### DIRECTIONS
Give all the lines below again, exactly, with no pictures.

— start of PROVIDED DATA —

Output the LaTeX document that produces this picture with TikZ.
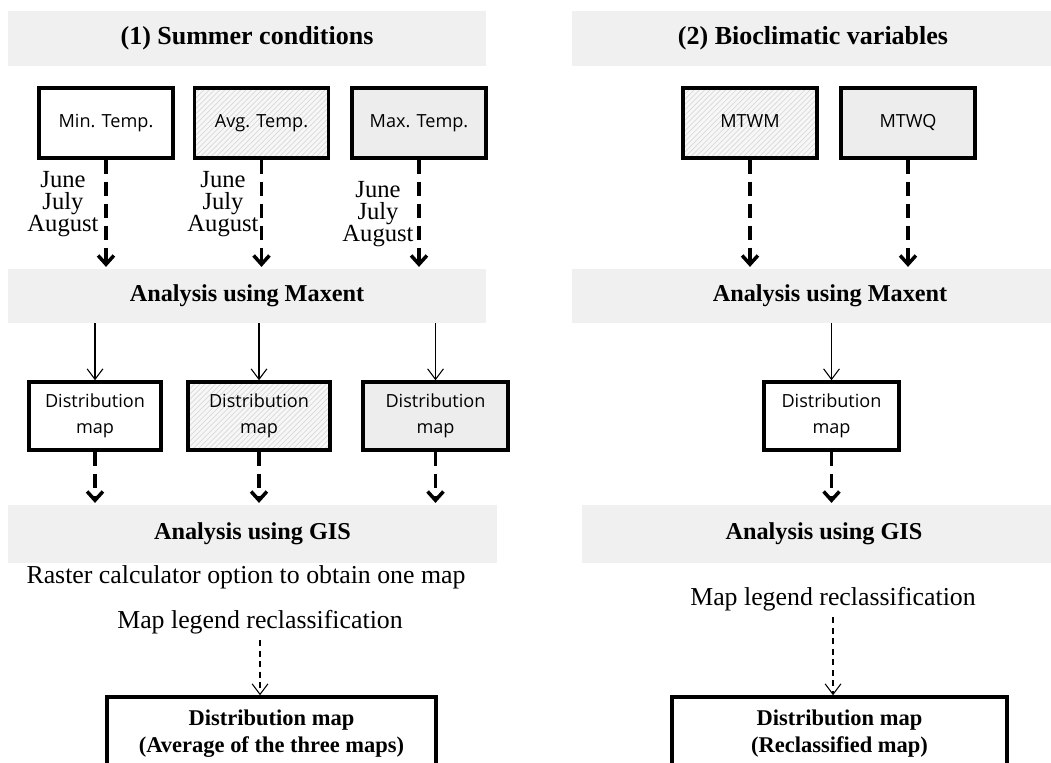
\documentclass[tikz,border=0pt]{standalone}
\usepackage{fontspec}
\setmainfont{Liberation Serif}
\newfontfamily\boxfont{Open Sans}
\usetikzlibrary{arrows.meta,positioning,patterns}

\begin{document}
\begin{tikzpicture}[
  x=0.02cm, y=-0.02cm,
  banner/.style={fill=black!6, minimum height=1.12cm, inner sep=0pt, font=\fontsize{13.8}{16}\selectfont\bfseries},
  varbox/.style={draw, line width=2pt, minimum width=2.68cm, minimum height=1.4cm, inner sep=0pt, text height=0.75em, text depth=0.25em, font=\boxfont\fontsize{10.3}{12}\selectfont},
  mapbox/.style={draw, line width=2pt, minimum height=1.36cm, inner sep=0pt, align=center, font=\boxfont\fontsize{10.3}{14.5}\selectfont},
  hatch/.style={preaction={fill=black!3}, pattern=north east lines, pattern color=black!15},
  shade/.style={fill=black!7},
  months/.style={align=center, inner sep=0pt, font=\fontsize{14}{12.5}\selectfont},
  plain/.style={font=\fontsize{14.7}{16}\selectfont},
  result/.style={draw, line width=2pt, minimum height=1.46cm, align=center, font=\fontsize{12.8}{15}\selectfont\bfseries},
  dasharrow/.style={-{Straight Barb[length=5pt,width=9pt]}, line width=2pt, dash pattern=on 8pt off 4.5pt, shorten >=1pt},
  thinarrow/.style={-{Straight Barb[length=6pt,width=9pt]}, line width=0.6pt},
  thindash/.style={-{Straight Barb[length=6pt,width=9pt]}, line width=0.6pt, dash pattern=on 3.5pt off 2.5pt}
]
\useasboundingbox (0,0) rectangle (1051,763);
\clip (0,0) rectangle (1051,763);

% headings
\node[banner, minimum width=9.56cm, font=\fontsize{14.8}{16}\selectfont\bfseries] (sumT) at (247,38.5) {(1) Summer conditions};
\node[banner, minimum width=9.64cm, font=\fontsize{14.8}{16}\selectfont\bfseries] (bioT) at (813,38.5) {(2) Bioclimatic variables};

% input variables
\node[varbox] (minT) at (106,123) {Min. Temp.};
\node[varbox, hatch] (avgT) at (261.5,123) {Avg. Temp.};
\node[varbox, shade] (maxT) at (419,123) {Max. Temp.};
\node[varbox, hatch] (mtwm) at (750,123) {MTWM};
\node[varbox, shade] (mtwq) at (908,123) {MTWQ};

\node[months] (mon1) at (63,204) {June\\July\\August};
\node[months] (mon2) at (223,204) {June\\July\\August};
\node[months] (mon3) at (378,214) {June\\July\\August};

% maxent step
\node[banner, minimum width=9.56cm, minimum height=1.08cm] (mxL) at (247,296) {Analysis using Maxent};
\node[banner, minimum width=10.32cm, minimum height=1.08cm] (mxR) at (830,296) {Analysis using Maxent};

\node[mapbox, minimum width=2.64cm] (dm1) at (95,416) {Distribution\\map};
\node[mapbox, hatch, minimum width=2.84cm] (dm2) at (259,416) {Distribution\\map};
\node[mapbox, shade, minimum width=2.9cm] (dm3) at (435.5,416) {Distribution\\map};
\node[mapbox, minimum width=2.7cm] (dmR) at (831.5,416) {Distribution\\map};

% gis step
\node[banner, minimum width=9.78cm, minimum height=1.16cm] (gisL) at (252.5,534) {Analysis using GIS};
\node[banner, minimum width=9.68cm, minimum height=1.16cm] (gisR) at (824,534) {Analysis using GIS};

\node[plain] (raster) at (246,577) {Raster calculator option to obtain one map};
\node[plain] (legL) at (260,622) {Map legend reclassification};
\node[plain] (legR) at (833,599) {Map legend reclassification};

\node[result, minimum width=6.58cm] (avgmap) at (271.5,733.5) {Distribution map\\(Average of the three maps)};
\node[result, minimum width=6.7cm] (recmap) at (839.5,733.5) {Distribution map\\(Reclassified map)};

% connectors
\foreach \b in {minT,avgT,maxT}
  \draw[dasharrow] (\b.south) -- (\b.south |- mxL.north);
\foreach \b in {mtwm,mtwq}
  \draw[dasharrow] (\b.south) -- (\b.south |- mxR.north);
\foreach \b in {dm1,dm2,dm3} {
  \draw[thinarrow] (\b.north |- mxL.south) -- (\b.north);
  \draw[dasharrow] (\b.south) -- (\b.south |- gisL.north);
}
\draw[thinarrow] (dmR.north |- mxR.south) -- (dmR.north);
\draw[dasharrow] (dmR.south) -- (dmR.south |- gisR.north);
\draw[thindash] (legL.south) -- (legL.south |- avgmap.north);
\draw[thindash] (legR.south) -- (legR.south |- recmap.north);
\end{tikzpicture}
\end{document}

— end of PROVIDED DATA —

### COMPLETED TASK
Output the LaTeX document that produces this picture with TikZ.
\documentclass[tikz,border=0pt]{standalone}
\usepackage{fontspec}
\setmainfont{Liberation Serif}
\newfontfamily\boxfont{Open Sans}
\usetikzlibrary{arrows.meta,positioning,patterns}

\begin{document}
\begin{tikzpicture}[
  x=0.02cm, y=-0.02cm,
  banner/.style={fill=black!6, minimum height=1.12cm, inner sep=0pt, font=\fontsize{13.8}{16}\selectfont\bfseries},
  varbox/.style={draw, line width=2pt, minimum width=2.68cm, minimum height=1.4cm, inner sep=0pt, text height=0.75em, text depth=0.25em, font=\boxfont\fontsize{10.3}{12}\selectfont},
  mapbox/.style={draw, line width=2pt, minimum height=1.36cm, inner sep=0pt, align=center, font=\boxfont\fontsize{10.3}{14.5}\selectfont},
  hatch/.style={preaction={fill=black!3}, pattern=north east lines, pattern color=black!15},
  shade/.style={fill=black!7},
  months/.style={align=center, inner sep=0pt, font=\fontsize{14}{12.5}\selectfont},
  plain/.style={font=\fontsize{14.7}{16}\selectfont},
  result/.style={draw, line width=2pt, minimum height=1.46cm, align=center, font=\fontsize{12.8}{15}\selectfont\bfseries},
  dasharrow/.style={-{Straight Barb[length=5pt,width=9pt]}, line width=2pt, dash pattern=on 8pt off 4.5pt, shorten >=1pt},
  thinarrow/.style={-{Straight Barb[length=6pt,width=9pt]}, line width=0.6pt},
  thindash/.style={-{Straight Barb[length=6pt,width=9pt]}, line width=0.6pt, dash pattern=on 3.5pt off 2.5pt}
]
\useasboundingbox (0,0) rectangle (1051,763);
\clip (0,0) rectangle (1051,763);

% headings
\node[banner, minimum width=9.56cm, font=\fontsize{14.8}{16}\selectfont\bfseries] (sumT) at (247,38.5) {(1) Summer conditions};
\node[banner, minimum width=9.64cm, font=\fontsize{14.8}{16}\selectfont\bfseries] (bioT) at (813,38.5) {(2) Bioclimatic variables};

% input variables
\node[varbox] (minT) at (106,123) {Min. Temp.};
\node[varbox, hatch] (avgT) at (261.5,123) {Avg. Temp.};
\node[varbox, shade] (maxT) at (419,123) {Max. Temp.};
\node[varbox, hatch] (mtwm) at (750,123) {MTWM};
\node[varbox, shade] (mtwq) at (908,123) {MTWQ};

\node[months] (mon1) at (63,204) {June\\July\\August};
\node[months] (mon2) at (223,204) {June\\July\\August};
\node[months] (mon3) at (378,214) {June\\July\\August};

% maxent step
\node[banner, minimum width=9.56cm, minimum height=1.08cm] (mxL) at (247,296) {Analysis using Maxent};
\node[banner, minimum width=10.32cm, minimum height=1.08cm] (mxR) at (830,296) {Analysis using Maxent};

\node[mapbox, minimum width=2.64cm] (dm1) at (95,416) {Distribution\\map};
\node[mapbox, hatch, minimum width=2.84cm] (dm2) at (259,416) {Distribution\\map};
\node[mapbox, shade, minimum width=2.9cm] (dm3) at (435.5,416) {Distribution\\map};
\node[mapbox, minimum width=2.7cm] (dmR) at (831.5,416) {Distribution\\map};

% gis step
\node[banner, minimum width=9.78cm, minimum height=1.16cm] (gisL) at (252.5,534) {Analysis using GIS};
\node[banner, minimum width=9.68cm, minimum height=1.16cm] (gisR) at (824,534) {Analysis using GIS};

\node[plain] (raster) at (246,577) {Raster calculator option to obtain one map};
\node[plain] (legL) at (260,622) {Map legend reclassification};
\node[plain] (legR) at (833,599) {Map legend reclassification};

\node[result, minimum width=6.58cm] (avgmap) at (271.5,733.5) {Distribution map\\(Average of the three maps)};
\node[result, minimum width=6.7cm] (recmap) at (839.5,733.5) {Distribution map\\(Reclassified map)};

% connectors
\foreach \b in {minT,avgT,maxT}
  \draw[dasharrow] (\b.south) -- (\b.south |- mxL.north);
\foreach \b in {mtwm,mtwq}
  \draw[dasharrow] (\b.south) -- (\b.south |- mxR.north);
\foreach \b in {dm1,dm2,dm3} {
  \draw[thinarrow] (\b.north |- mxL.south) -- (\b.north);
  \draw[dasharrow] (\b.south) -- (\b.south |- gisL.north);
}
\draw[thinarrow] (dmR.north |- mxR.south) -- (dmR.north);
\draw[dasharrow] (dmR.south) -- (dmR.south |- gisR.north);
\draw[thindash] (legL.south) -- (legL.south |- avgmap.north);
\draw[thindash] (legR.south) -- (legR.south |- recmap.north);
\end{tikzpicture}
\end{document}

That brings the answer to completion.